Personal information
- Full name: Charles Henry Tickle
- Date of birth: 1883
- Place of birth: Kings Norton, England
- Date of death: 1960 (aged 76–77)
- Position: Forward

Youth career
- Selly Oak St Mary's
- Bournbrook

Senior career*
- Years: Team / Apps / (Gls)
- 1902–1908: Small Heath / Birmingham / 88 / (14)
- 1908–1913: Coventry City
- 1913–1915: Worcester City

= Charlie Tickle =

English footballer

Charles Henry Tickle (late 1883–1960) was an English professional footballer who played in the Football League for Small Heath, which was renamed Birmingham during his time at the club.

Tickle was born in Kings Norton, which was then in north Worcestershire but has been part of Birmingham since 1911, and brought up in the Bournbrook district. He worked as a stencil-cutter, and played football for local clubs Selly Oak St Mary's and Bournbrook, before he signed professional forms for Small Heath, as the Birmingham club were then called, in January 1902.

He made his Football League debut on 18 October 1902 in the Second Division away match against Gainsborough Trinity which Small Heath lost 1–0. Tickle played only twice in the 1902–03 season, and not at all the following year in the First Division.
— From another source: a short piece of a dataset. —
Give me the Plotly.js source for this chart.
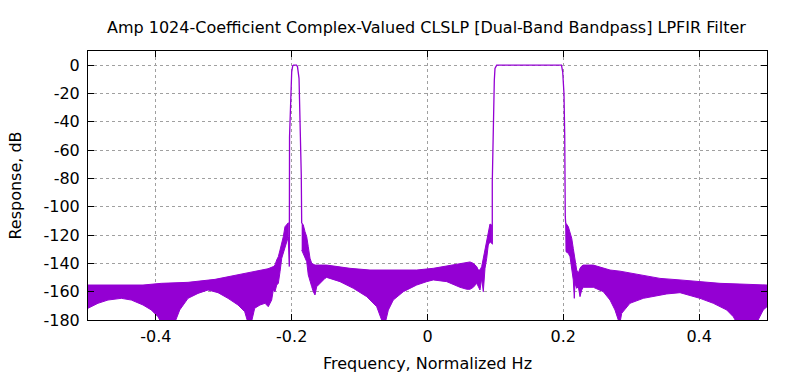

After Charlie Athersmith retired, Tickle established himself in the first team, playing at either outside right or inside right. During his sixth and last season with the club, his performances earned him selection for a Football League representative team which played against their Scottish counterparts at Villa Park.

When at the end of that 1907–08 season, the club were relegated back to the Second Division, Tickle chose to move into the Southern League. He spent five seasons with Coventry City and then joined Worcester City.

Tickle went on to work for Birmingham Corporation Tramways and played football for their works team, of the same name.